Chapter 7 Supervised Methods

Supervised learning methods use this pre-labelled data to recognise patterns. Think of it like a student learning from examples with answers provided by a teacher. Labelled data, also known as the training set, consists of a collection of texts, each of which has a known category or value assigned to it. Examples include movie reviews labelled as ‘positive’ or ‘negative’, news articles categorised by topic (e.g. ‘sports’, ‘politics’, ‘finance’), and survey responses assigned a satisfaction score. A supervised learning algorithm examines the features of these labelled texts — typically, which words appear and how often — and tries to determine the relationship between the words and the labels. For instance, it may recognise that reviews containing words such as ‘amazing’, ‘love’ and ‘excellent’ are often categorised as ‘positive’. Once the algorithm has learned these patterns from the training set, it can predict the labels of new, unlabelled texts — usually called the test set.

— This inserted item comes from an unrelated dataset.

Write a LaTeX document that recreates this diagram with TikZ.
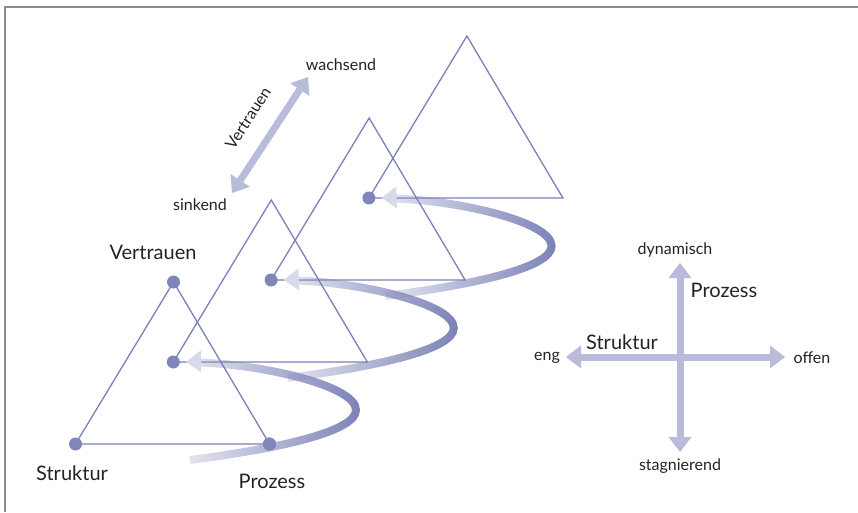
\documentclass[tikz,border=0pt]{standalone}
\usepackage{fontspec}
\setmainfont{Lato}
\usepackage{xcolor}
\usepackage{tikz}
\usetikzlibrary{arrows.meta, fadings}

\definecolor{linie}{RGB}{122,128,184}
\definecolor{punkt}{RGB}{128,134,186}
\definecolor{band}{RGB}{124,130,183}
\definecolor{kopf}{RGB}{216,218,234}
\definecolor{achse}{RGB}{184,187,217}
\definecolor{rahmen}{RGB}{140,140,140}
\definecolor{schrift}{RGB}{35,35,35}

\tikzfading[name=spiralfade, left color=transparent!85, middle color=transparent!15, right color=transparent!0]

\tikzset{
  gross/.style={text=schrift, font=\fontsize{20}{24}\selectfont},
  klein/.style={text=schrift, font=\fontsize{16}{19}\selectfont},
  achspfeil/.style={achse, line width=7pt, {Triangle[width=23pt,length=15pt,line width=0pt]}-{Triangle[width=23pt,length=15pt,line width=0pt]}},
  punktstil/.style={circle, fill=punkt, inner sep=0pt, minimum size=13pt},
  spirale/.style={band, line width=8pt, path fading=spiralfade, shorten >=19pt},
  spitze/.style={kopf, line width=0.01pt, shorten >=6pt, -{Triangle[width=22pt,length=15pt,line width=0pt]}}
}

\begin{document}
\begin{tikzpicture}[x=1pt, y=-1pt]
      \useasboundingbox (0,0) rectangle (858,512);

      % Rahmen
      \draw[rahmen, line width=2pt] (5.3,512) -- (5.3,6.7) -- (858,6.7);

      % Dreiecke
      \foreach \i in {0,1,2,3} {
        \coordinate (L\i) at (75.5+97.8*\i, 444-82*\i);
        \coordinate (A\i) at (173.5+97.8*\i, 282-82*\i);
        \coordinate (R\i) at (269.5+97.8*\i, 444-82*\i);
        \draw[linie, line width=1.3pt] (L\i) -- (A\i) -- (R\i) -- cycle;
      }

      % Punkte
      \node[punktstil] (S) at (L0) {};
      \node[punktstil] (V) at (A0) {};
      \node[punktstil] (P) at (R0) {};
      \foreach \i in {1,2,3}
        \node[punktstil] (D\i) at (L\i) {};

      % Spirale
      \foreach \i/\j in {2/3,1/2,0/1} {
        \coordinate (s\i) at (190+97.8*\i, 460-82*\i);
        \coordinate (r\i) at (356+97.8*\i, 410-82*\i);
        \coordinate (k\i) at (220+97.8*\i, 361-82*\i);
        \draw[spirale] (s\i) .. controls +(100,-13) and +(0,20) .. (r\i)
          .. controls +(0,-25) and +(85,2) .. (D\j);
        \draw[spitze] (k\i) -- (D\j);
      }
      \node[punktstil] at (R0) {};

      % Beschriftung vorne
      \node[gross] (vlab) at (153,252) {Vertrauen};
      \node[gross] (slab) at (72,473) {Struktur};
      \node[gross] (plab) at (272,481) {Prozess};

      % Vertrauen-Pfeil
      \coordinate (tief) at (232,193);
      \coordinate (hoch) at (308,77);
      \draw[achspfeil] (tief) -- (hoch);
      \node[klein, rotate=57, inner sep=1pt] (vpfeil) at (248,118) {Vertrauen};
      \node[klein] (wachs) at (341,65) {wachsend};
      \node[klein] (sink) at (200,205) {sinkend};

      % Achsenkreuz
      \coordinate (mitte) at (680,357);
      \coordinate (links) at (566,357);
      \coordinate (rechts) at (785,357);
      \coordinate (oben) at (680,263);
      \coordinate (unten) at (680,452);
      \draw[achspfeil] (links) -- (rechts);
      \draw[achspfeil] (unten) -- (oben);

      \node[klein] (dyn) at (675,250) {dynamisch};
      \node[klein] (stag) at (680,466) {stagnierend};
      \node[klein] (eng) at (547,358) {eng};
      \node[klein] (offen) at (812,358) {offen};
      \node[gross] (proz) at (724,290) {Prozess};
      \node[gross] (strk) at (622,342) {Struktur};
    \end{tikzpicture}
\end{document}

Supervised methods are effective when manual labelling of a subset of data is feasible, but automatic classification of larger volumes of text is required. Supervised methods differ from dictionary methods, which rely on fixed lists of words, and unsupervised methods, such as topic modelling or clustering, which discover patterns without needing pre-assigned labels.

Several algorithms for supervised text classification are available within the R ecosystem, particularly those integrated with quanteda. We will cover two widely used, relatively simple yet effective algorithms: Support Vector Machines (SVM) and Naive Bayes (NB). SVM is a powerful discriminative classifier that identifies an optimal boundary, or hyperplane, to distinguish between different categories in a high-dimensional feature space. Naive Bayes is a probabilistic classifier based on Bayes’ theorem, which simplifies the assumption that features are independent of each other.

We will also explore methods for visualising model performance and implementing cross-validation using the caret package, which provides a unified interface for many machine-learning algorithms and validation techniques.